- [Aim] Quote from the first line below through the line that contains "plt.rcParams['font.family'] = ['Noto", both included, and leave the pictures out.

- [Dataset excerpt]
- - -

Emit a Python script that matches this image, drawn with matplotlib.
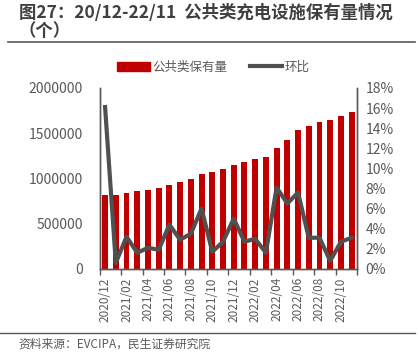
import numpy as np
import matplotlib.pyplot as plt
from matplotlib.lines import Line2D
from matplotlib.patches import Patch

plt.rcParams['font.family'] = ['Noto Sans CJK SC', 'DejaVu Sans']

months = ["2020/12", "2021/01", "2021/02", "2021/03", "2021/04", "2021/05",
          "2021/06", "2021/07", "2021/08", "2021/09", "2021/10", "2021/11",
          "2021/12", "2022/01", "2022/02", "2022/03", "2022/04", "2022/05",
          "2022/06", "2022/07", "2022/08", "2022/09", "2022/10", "2022/11"]
stock = [814000, 814000, 843000, 858000, 873000, 891000, 928000, 958000,
         991000, 1050000, 1072000, 1101000, 1153000, 1186000, 1219000, 1238000,
         1341000, 1425000, 1532000, 1580000, 1628000, 1643000, 1687000, 1735000]
mom = [16.1, 0.6, 3.2, 1.6, 2.1, 1.9, 4.4, 2.9, 3.5, 6.0, 1.7, 2.7,
       5.0, 2.7, 3.0, 1.6, 8.1, 6.5, 7.6, 3.1, 3.1, 0.8, 2.7, 3.1]

red = "#c00000"
grey = "#595959"
x = np.arange(len(months))

fig = plt.figure(figsize=(4.19, 3.59), dpi=100)
ax = fig.add_axes([0.238, 0.251, 0.614, 0.504])
ax2 = ax.twinx()

ax.bar(x, stock, width=0.55, color=red, zorder=2)
ax2.plot(x, np.array(mom) / 100, color="#505050", lw=3, zorder=3)

ax.set_xlim(-0.5, 23.5)
ax.set_ylim(0, 2000000)
yt = np.arange(0, 2000001, 500000)
ax.set_yticks(yt)
ax.set_yticklabels([str(v) for v in yt])
ax2.set_ylim(0, 0.18)
ax2.set_yticks(np.arange(0, 0.181, 0.02))
ax2.set_yticklabels([f"{v}%" for v in range(0, 19, 2)])

ax.set_xticks(x[::2])
ax.set_xticklabels(months[::2], rotation=90)
ax.set_xticks(np.arange(-0.5, 24, 2), minor=True)
ax.tick_params(axis="x", which="major", length=0, pad=6)
ax.tick_params(axis="x", which="minor", length=4, color=grey, width=1)

for a in (ax, ax2):
    a.tick_params(axis="y", length=0, labelsize=10, labelcolor=grey)
    a.spines["top"].set_visible(False)
    for s in ("left", "right", "bottom"):
        a.spines[s].set_color(grey)
        a.spines[s].set_linewidth(1)
ax.tick_params(axis="x", labelsize=8.5, labelcolor=grey)
ax.tick_params(axis="y", pad=12)
ax2.tick_params(axis="y", pad=6)

handles = [Patch(color=red), Line2D([0], [0], color="#505050", lw=3)]
fig.legend(handles, ["公共类保有量", "环比"], loc="center", ncol=2,
           bbox_to_anchor=(0.51, 0.813), frameon=False, fontsize=9,
           labelcolor=grey, handlelength=2.6, handletextpad=0.2,
           columnspacing=1.8)

fig.text(0.045, 0.963, "图27：20/12-22/11  公共类充电设施保有量情况", fontsize=12.5,
         fontweight="bold", color="#404040", va="center")
fig.text(0.045, 0.913, "（个）", fontsize=12.5, fontweight="bold", color="#404040",
         va="center")
fig.add_artist(Line2D([0.02, 0.99], [0.884, 0.884], color=grey, lw=1.2))
fig.add_artist(Line2D([0.0, 0.99], [0.073, 0.073], color=grey, lw=1.0))
fig.text(0.045, 0.04, "资料来源：EVCIPA，民生证券研究院", fontsize=8.5, color=grey,
         va="center")

fig.savefig("out.png", dpi=100)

- - -

- [Answer below]
Emit a Python script that matches this image, drawn with matplotlib.
import numpy as np
import matplotlib.pyplot as plt
from matplotlib.lines import Line2D
from matplotlib.patches import Patch

plt.rcParams['font.family'] = ['Noto Sans CJK SC', 'DejaVu Sans']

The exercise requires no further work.